▶ [Problem to work on]:
Please give the count of lines holding the string "this" and nothing besides.

[Figure scripts]
..........
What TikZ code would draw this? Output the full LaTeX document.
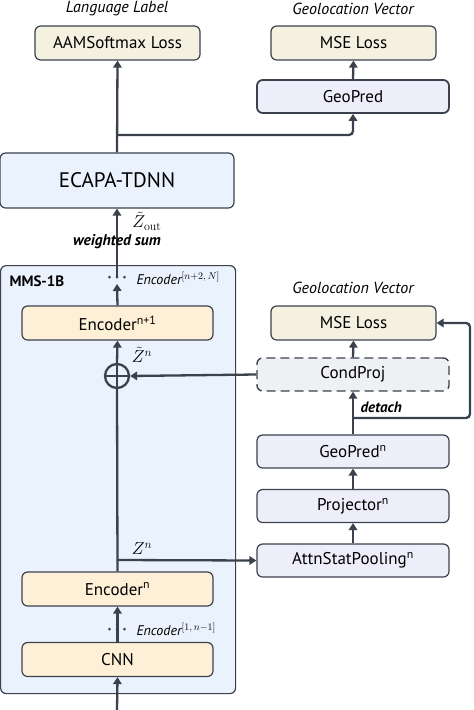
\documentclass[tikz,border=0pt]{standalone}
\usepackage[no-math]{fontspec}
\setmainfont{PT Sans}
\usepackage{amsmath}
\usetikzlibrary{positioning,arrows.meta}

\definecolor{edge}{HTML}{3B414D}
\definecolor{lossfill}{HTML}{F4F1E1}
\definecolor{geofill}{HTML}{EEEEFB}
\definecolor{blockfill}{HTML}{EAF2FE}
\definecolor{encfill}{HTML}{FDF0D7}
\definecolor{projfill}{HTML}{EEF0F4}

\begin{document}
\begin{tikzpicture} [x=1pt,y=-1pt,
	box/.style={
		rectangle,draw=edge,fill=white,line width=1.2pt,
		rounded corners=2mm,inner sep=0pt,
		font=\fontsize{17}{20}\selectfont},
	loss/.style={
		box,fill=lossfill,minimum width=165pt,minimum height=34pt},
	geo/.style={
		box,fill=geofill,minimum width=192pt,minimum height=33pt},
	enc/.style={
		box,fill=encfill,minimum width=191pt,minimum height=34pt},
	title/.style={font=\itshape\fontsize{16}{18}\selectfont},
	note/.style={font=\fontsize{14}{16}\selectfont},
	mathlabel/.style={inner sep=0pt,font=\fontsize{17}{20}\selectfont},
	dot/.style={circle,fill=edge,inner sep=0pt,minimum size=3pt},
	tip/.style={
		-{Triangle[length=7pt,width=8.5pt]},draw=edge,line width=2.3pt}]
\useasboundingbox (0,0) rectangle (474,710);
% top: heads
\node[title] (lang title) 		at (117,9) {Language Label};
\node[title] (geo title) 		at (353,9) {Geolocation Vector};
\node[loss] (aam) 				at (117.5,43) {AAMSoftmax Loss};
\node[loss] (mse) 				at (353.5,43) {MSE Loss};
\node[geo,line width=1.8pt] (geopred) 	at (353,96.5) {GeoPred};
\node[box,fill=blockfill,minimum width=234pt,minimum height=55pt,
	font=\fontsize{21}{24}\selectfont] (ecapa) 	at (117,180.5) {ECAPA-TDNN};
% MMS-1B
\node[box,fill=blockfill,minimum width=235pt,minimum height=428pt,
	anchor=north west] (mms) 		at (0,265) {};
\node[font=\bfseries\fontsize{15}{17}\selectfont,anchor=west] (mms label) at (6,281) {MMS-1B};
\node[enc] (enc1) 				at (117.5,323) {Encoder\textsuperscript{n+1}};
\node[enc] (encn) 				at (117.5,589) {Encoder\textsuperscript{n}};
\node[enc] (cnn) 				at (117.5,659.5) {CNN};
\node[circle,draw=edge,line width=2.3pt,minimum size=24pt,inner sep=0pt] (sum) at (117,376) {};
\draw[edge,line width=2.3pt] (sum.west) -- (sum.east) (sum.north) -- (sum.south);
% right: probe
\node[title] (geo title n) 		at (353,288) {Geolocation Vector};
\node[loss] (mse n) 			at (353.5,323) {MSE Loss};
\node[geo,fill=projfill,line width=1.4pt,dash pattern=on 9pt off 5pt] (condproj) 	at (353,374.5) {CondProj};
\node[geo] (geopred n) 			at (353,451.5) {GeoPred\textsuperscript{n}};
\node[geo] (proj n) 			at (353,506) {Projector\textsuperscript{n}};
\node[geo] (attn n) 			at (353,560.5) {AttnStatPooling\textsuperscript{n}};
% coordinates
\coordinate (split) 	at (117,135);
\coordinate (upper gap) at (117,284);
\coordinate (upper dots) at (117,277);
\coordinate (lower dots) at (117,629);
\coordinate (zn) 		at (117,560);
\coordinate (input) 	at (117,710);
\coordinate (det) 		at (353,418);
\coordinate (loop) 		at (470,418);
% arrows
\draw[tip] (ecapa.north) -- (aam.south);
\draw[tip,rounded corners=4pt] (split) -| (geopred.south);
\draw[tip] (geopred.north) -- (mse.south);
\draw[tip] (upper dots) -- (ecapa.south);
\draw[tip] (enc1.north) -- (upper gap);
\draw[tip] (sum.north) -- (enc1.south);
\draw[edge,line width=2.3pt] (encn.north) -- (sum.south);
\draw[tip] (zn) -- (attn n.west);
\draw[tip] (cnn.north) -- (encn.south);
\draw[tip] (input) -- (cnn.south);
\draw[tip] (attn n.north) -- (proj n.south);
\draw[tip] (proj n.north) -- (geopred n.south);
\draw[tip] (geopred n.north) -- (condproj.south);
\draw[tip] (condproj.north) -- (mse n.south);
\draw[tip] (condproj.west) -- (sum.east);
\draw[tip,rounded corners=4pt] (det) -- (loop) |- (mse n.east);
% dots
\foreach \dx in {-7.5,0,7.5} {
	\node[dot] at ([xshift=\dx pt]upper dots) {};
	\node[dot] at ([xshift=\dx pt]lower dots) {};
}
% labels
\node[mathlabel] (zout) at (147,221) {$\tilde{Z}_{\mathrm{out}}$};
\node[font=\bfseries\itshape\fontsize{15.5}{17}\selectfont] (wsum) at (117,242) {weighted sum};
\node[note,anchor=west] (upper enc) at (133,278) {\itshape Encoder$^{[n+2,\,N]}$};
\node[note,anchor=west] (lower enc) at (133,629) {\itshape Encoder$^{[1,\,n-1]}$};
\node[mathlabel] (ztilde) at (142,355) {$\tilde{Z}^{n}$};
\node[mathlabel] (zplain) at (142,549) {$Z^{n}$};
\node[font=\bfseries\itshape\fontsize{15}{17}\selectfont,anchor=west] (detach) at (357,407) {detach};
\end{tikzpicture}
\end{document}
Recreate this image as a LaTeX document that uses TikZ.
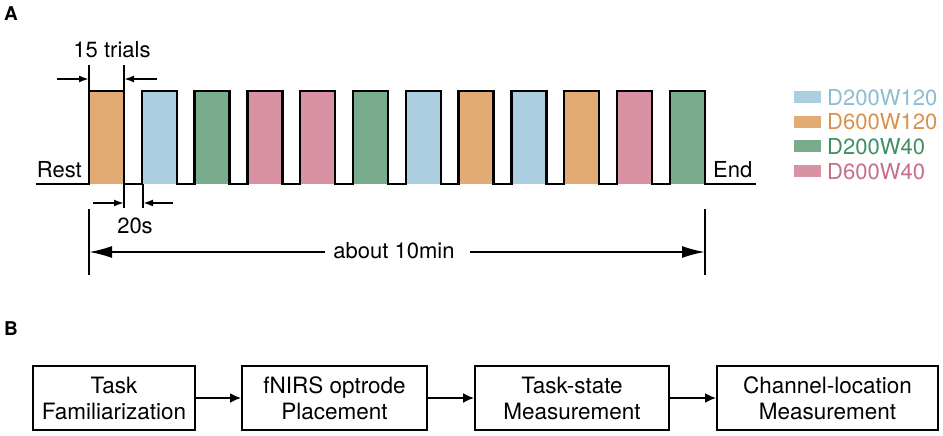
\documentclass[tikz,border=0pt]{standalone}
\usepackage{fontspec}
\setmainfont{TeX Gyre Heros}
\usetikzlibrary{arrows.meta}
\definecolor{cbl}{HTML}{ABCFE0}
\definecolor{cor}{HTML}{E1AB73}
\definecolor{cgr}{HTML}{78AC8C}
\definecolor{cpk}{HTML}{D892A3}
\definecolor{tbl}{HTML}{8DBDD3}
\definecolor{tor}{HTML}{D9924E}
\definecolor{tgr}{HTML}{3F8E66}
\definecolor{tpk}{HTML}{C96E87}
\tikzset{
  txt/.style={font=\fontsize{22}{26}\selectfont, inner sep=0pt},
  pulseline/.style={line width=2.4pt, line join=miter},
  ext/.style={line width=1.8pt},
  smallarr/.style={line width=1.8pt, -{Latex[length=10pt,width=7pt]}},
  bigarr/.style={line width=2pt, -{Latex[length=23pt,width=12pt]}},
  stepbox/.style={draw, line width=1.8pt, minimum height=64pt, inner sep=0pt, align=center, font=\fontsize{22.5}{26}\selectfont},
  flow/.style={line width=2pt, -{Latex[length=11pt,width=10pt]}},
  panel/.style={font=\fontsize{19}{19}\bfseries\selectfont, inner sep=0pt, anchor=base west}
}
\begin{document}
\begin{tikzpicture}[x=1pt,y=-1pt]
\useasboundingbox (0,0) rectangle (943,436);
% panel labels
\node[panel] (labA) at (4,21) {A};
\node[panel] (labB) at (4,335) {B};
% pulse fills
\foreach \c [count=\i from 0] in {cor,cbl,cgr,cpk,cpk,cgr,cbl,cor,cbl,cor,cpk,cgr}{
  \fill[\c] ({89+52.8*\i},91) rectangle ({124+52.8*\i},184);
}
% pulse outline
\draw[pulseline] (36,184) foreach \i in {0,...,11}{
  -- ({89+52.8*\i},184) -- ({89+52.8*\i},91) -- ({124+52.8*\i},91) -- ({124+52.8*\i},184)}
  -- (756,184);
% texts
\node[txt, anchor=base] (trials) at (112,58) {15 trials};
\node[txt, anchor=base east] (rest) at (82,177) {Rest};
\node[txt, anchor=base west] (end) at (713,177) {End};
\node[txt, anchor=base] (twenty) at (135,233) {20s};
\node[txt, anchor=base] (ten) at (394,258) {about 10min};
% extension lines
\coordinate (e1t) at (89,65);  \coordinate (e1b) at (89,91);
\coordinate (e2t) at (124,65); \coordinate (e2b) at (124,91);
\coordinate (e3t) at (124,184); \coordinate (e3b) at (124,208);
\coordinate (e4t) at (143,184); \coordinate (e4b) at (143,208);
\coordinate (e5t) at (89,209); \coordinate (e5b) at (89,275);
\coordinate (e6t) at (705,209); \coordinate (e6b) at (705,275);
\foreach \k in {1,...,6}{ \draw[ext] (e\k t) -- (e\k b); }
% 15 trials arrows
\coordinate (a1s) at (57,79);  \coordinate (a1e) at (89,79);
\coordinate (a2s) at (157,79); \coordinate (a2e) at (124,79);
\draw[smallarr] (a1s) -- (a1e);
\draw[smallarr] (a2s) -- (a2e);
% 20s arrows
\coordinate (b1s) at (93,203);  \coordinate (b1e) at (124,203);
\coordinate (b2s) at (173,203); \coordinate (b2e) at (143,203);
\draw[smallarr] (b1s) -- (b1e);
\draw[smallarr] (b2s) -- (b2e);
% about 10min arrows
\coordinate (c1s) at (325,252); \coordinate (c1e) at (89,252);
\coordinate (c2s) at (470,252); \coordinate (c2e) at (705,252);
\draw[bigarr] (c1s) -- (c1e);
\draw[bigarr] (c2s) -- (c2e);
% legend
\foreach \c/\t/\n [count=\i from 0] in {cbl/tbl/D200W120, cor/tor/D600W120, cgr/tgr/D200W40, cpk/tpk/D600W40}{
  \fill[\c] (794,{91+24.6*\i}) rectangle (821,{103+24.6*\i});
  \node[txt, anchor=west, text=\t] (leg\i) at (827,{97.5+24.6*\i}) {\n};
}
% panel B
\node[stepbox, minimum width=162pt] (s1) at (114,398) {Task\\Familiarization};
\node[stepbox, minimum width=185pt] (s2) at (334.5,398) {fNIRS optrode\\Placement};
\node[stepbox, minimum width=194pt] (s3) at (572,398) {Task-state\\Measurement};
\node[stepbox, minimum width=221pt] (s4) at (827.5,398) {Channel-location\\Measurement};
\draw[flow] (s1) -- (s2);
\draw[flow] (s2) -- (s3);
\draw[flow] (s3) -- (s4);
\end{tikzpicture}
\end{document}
..........
▶ [Exercise response]:
2